The Company cautions readers that this list of factors is not exhaustive and that should certain risks or uncertainties materialize, or should underlying estimates or assumptions prove incorrect, actual events, performance and results may vary significantly from those expected. There can be no assurance that the actual results, performance, events or activities anticipated by the Company will be realized or, even if substantially realized, that they will have the expected consequences to, or effects on, the Company. Readers are urged to consider these factors carefully in evaluating forward-looking information and forward-looking statements and are cautioned not to place undue reliance on any forward-looking information or forward-looking statements.
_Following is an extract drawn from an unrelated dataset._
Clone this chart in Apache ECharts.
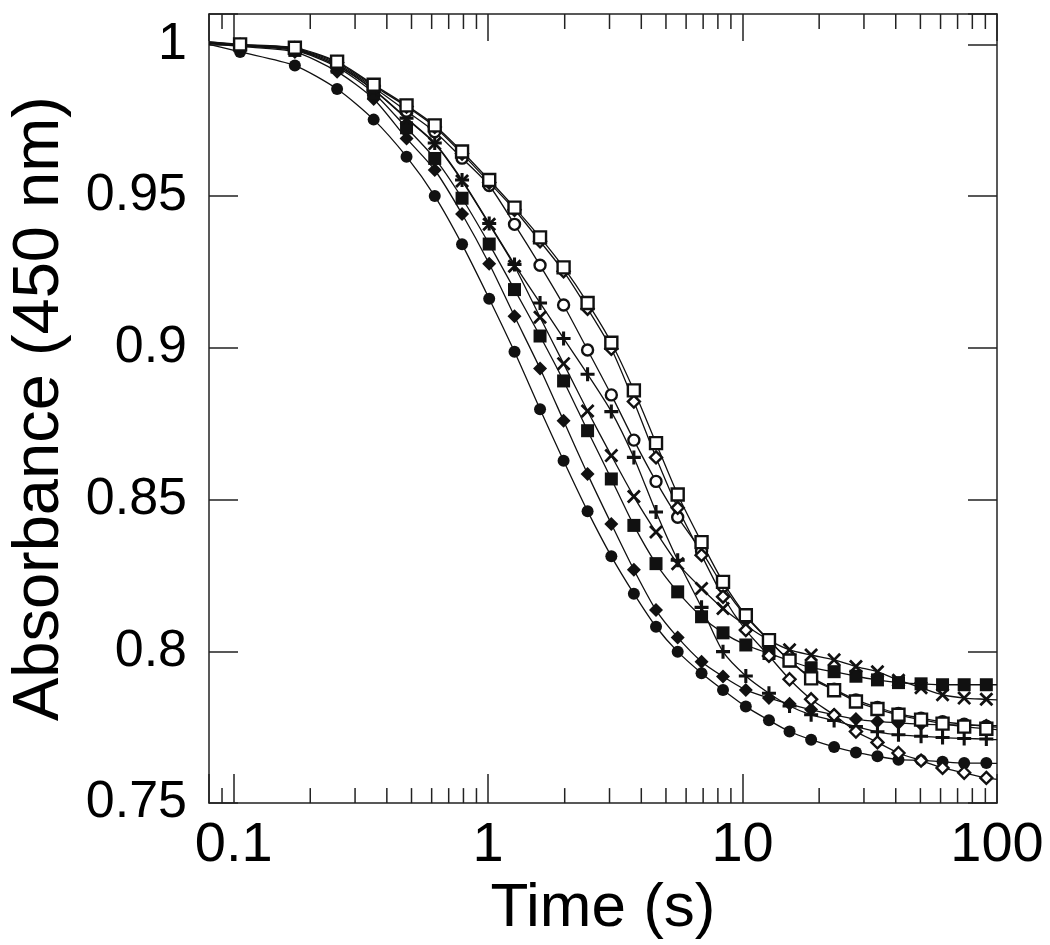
<!DOCTYPE html>
<html><head><meta charset="utf-8">
<script src="https://cdn.jsdelivr.net/npm/echarts@6/dist/echarts.min.js"></script>
<style>html,body{margin:0;padding:0;background:#fff}#c{width:1050px;height:945px}</style>
</head><body><div id="c"></div>
<script>
// time points (s) where markers are drawn
const times = [0.106, 0.174, 0.255, 0.355, 0.478, 0.617, 0.79, 1.01, 1.27, 1.6, 1.98, 2.46, 3.05, 3.74, 4.57, 5.56, 6.9, 8.38, 10.3, 12.7, 15.3, 18.6, 22.9, 27.9, 33.9, 41.0, 50.3, 61.1, 74.3, 90.8];
// trace ends (left edge / right edge of the window)
const edgeTimes = [0.08, 100];

const openSquare    = [1.0, 0.9989, 0.9943, 0.9867, 0.9799, 0.9733, 0.9647, 0.9553, 0.9462, 0.9364, 0.9265, 0.9148, 0.9017, 0.886, 0.8686, 0.8517, 0.836, 0.8229, 0.8119, 0.8037, 0.797, 0.7911, 0.7872, 0.7835, 0.781, 0.7791, 0.7775, 0.7762, 0.7752, 0.7745];
const openSquareEnds = [1.0008, 0.7742];
const openDiamond   = [0.9998, 0.9987, 0.994, 0.9863, 0.9795, 0.9728, 0.964, 0.9545, 0.9455, 0.9351, 0.9252, 0.9129, 0.8997, 0.8823, 0.8639, 0.8473, 0.8317, 0.818, 0.807, 0.7985, 0.7908, 0.7842, 0.779, 0.7736, 0.770, 0.7665, 0.764, 0.7616, 0.760, 0.7583];
const openDiamondEnds = [1.0008, 0.7578];
const openCircle    = [0.9997, 0.9985, 0.9935, 0.9858, 0.978, 0.9712, 0.9625, 0.9535, 0.9407, 0.9272, 0.9141, 0.8993, 0.8845, 0.8696, 0.856, 0.8442, 0.833, 0.8215, 0.8115, 0.8035, 0.797, 0.7915, 0.7875, 0.784, 0.7815, 0.7795, 0.778, 0.7768, 0.776, 0.7753];
const openCircleEnds = [1.0006, 0.775];
const cross         = [0.9997, 0.9983, 0.993, 0.985, 0.9755, 0.9673, 0.955, 0.9407, 0.9269, 0.9101, 0.8948, 0.8792, 0.8645, 0.851, 0.8393, 0.8289, 0.8207, 0.8141, 0.8085, 0.8037, 0.8005, 0.7988, 0.7972, 0.795, 0.7933, 0.7905, 0.788, 0.7857, 0.7846, 0.7842];
const crossEnds = [1.0005, 0.784];
const plus          = [0.9997, 0.9983, 0.993, 0.985, 0.9757, 0.9675, 0.9553, 0.941, 0.9275, 0.9148, 0.9031, 0.8913, 0.879, 0.8639, 0.8459, 0.830, 0.8145, 0.7999, 0.7919, 0.7862, 0.782, 0.7791, 0.7772, 0.7752, 0.7735, 0.7725, 0.772, 0.7716, 0.7713, 0.7711];
const plusEnds = [1.0005, 0.7709];
const filledSquare  = [0.9995, 0.998, 0.9925, 0.984, 0.9725, 0.9624, 0.9493, 0.9342, 0.9192, 0.9039, 0.8891, 0.8727, 0.8568, 0.8415, 0.8289, 0.8196, 0.8114, 0.8061, 0.8021, 0.7993, 0.7969, 0.7946, 0.7933, 0.7918, 0.7906, 0.7897, 0.7893, 0.789, 0.789, 0.789];
const filledSquareEnds = [1.0004, 0.789];
const filledDiamond = [0.9993, 0.9975, 0.991, 0.982, 0.969, 0.9586, 0.9441, 0.9277, 0.9104, 0.8932, 0.876, 0.8584, 0.842, 0.8269, 0.8136, 0.8046, 0.7966, 0.7917, 0.7873, 0.7846, 0.7827, 0.7808, 0.7791, 0.7777, 0.7769, 0.7764, 0.776, 0.7758, 0.7757, 0.7756];
const filledDiamondEnds = [1.0003, 0.7755];
const filledCircle  = [0.9975, 0.993, 0.9853, 0.9752, 0.963, 0.950, 0.9341, 0.9162, 0.8987, 0.8798, 0.8628, 0.8462, 0.8313, 0.819, 0.8081, 0.7999, 0.7928, 0.7873, 0.7818, 0.7773, 0.7736, 0.7709, 0.7685, 0.7667, 0.7654, 0.7643, 0.7641, 0.7636, 0.7632, 0.7632];
const filledCircleEnds = [1.0, 0.7631];

// axis ticks and labels
const xTickValues = [0.1, 1, 10, 100];
const xTickLabels = ['0.1', '1', '10', '100'];
const xMinorTicks = [0.09, 0.2, 0.3, 0.4, 0.5, 0.6, 0.7, 0.8, 0.9, 2, 3, 4, 5, 6, 7, 8, 9, 20, 30, 40, 50, 60, 70, 80, 90];
const yTickValues = [0.75, 0.8, 0.85, 0.9, 0.95, 1.0];
const yTickLabels = ['0.75', '0.8', '0.85', '0.9', '0.95', '1'];

const INK = '#111';
const AX = '#222';
const plusPath = 'path://M3.9,0H6.1V3.9H10V6.1H6.1V10H3.9V6.1H0V3.9H3.9Z';
const crossPath = 'path://M0,1.4L1.4,0L5,3.6L8.6,0L10,1.4L6.4,5L10,8.6L8.6,10L5,6.4L1.4,10L0,8.6L3.6,5Z';

function buildData(vals, ends) {
  const d = [{value: [edgeTimes[0], ends[0]], symbol: 'none'}];
  times.forEach((t, i) => d.push([t, vals[i]]));
  d.push({value: [edgeTimes[1], ends[1]], symbol: 'none'});
  return d;
}
function mk(name, vals, ends, symbol, size, open, z) {
  return {
    name, type: 'line', data: buildData(vals, ends), smooth: 0.25,
    symbol, symbolSize: size, showSymbol: true, showAllSymbol: true,
    lineStyle: {color: INK, width: 1.3},
    itemStyle: open ? {color: '#fff', borderColor: INK, borderWidth: 2.4} : {color: INK, borderWidth: 0},
    z: z, animation: false, clip: true
  };
}

function xLabel(v) {
  const i = xTickValues.findIndex(t => Math.abs(Math.log10(t) - Math.log10(v)) < 1e-6);
  return i >= 0 ? xTickLabels[i] : '';
}
function yLabel(v) {
  const i = yTickValues.findIndex(t => Math.abs(t - v) < 1e-6);
  return i >= 0 ? yTickLabels[i] : '';
}

const chart = echarts.init(document.getElementById('c'), null, {renderer: 'canvas'});
const font = '"Liberation Sans", Arial, Helvetica, sans-serif';
const option = {
  backgroundColor: '#fff',
  animation: false,
  grid: {left: 206, top: 14, right: 53, bottom: 138, containLabel: false},
  xAxis: [
    {type: 'log', logBase: 10, min: 0.08, max: 100, position: 'bottom',
     name: 'Time (s)', nameLocation: 'middle', nameGap: 60,
     nameTextStyle: {fontFamily: font, fontSize: 62, color: '#000', lineHeight: 62},
     axisLine: {show: true, lineStyle: {color: AX, width: 1.5}},
     axisTick: {show: true, inside: true, length: 29, lineStyle: {color: AX, width: 1.5}},
     minorTick: {show: false}, splitLine: {show: false},
     axisLabel: {formatter: xLabel, fontFamily: font, fontSize: 56, color: '#000', margin: 14, lineHeight: 56, showMinLabel: true, showMaxLabel: true}},
    {type: 'log', logBase: 10, min: 0.08, max: 100, position: 'top',
     axisLine: {show: true, lineStyle: {color: AX, width: 1.5}},
     axisTick: {show: true, inside: true, length: 27, lineStyle: {color: AX, width: 1.5}},
     axisLabel: {show: false}, splitLine: {show: false}}
  ],
  yAxis: [
    {type: 'value', min: 0.75, max: 1.01, interval: 0.05, position: 'left',
     name: 'Absorbance (450 nm)', nameLocation: 'middle', nameGap: 136,
     nameTextStyle: {fontFamily: font, fontSize: 65, color: '#000', lineHeight: 65},
     axisLine: {show: true, lineStyle: {color: AX, width: 1.5}},
     axisTick: {show: true, inside: true, length: 29, lineStyle: {color: AX, width: 1.5}},
     splitLine: {show: false},
     axisLabel: {formatter: yLabel, fontFamily: font, fontSize: 52, color: '#000', margin: 22}},
    {type: 'value', min: 0.75, max: 1.01, interval: 0.05, position: 'right',
     axisLine: {show: true, lineStyle: {color: AX, width: 1.5}},
     axisTick: {show: true, inside: true, length: 29, lineStyle: {color: AX, width: 1.5}},
     splitLine: {show: false}, axisLabel: {show: false}}
  ],
  series: [
    {type: 'custom', name: 'minorTicks', xAxisIndex: 0, yAxisIndex: 0, silent: true, clip: false, z: 5,
     data: xMinorTicks.map(t => [t, 0.8]),
     renderItem: function (params, api) {
       const cs = params.coordSys;
       const x = api.coord([api.value(0), api.value(1)])[0];
       const yb = cs.y + cs.height, yt = cs.y;
       const st = {stroke: AX, lineWidth: 1.5};
       return {type: 'group', children: [
         {type: 'line', shape: {x1: x, y1: yb, x2: x, y2: yb - 15}, style: st},
         {type: 'line', shape: {x1: x, y1: yt, x2: x, y2: yt + 15}, style: st}
       ]};
     }},
    mk('filledCircle', filledCircle, filledCircleEnds, 'circle', 12, false, 3),
    mk('filledDiamond', filledDiamond, filledDiamondEnds, 'diamond', 14, false, 3),
    mk('filledSquare', filledSquare, filledSquareEnds, 'rect', 13, false, 3),
    mk('plus', plus, plusEnds, plusPath, 14, false, 3),
    mk('cross', cross, crossEnds, crossPath, 14, false, 3),
    mk('openCircle', openCircle, openCircleEnds, 'circle', 11, true, 4),
    mk('openDiamond', openDiamond, openDiamondEnds, 'diamond', 12, true, 4),
    mk('openSquare', openSquare, openSquareEnds, 'rect', 12, true, 4)
  ]
};
chart.setOption(option);
</script></body></html>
The forward-looking statements and forward-looking information are made as of the date hereof, and the Company disclaims any obligation to update any such factors or to publicly announce the result of any revisions to any of the forward-looking statements and forward-looking information contained herein to reflect future results, events or developments. You should also carefully consider the matters discussed under "Risk Factors" in the Company's management's discussion and analysis filed on SEDAR at www.sedar.com.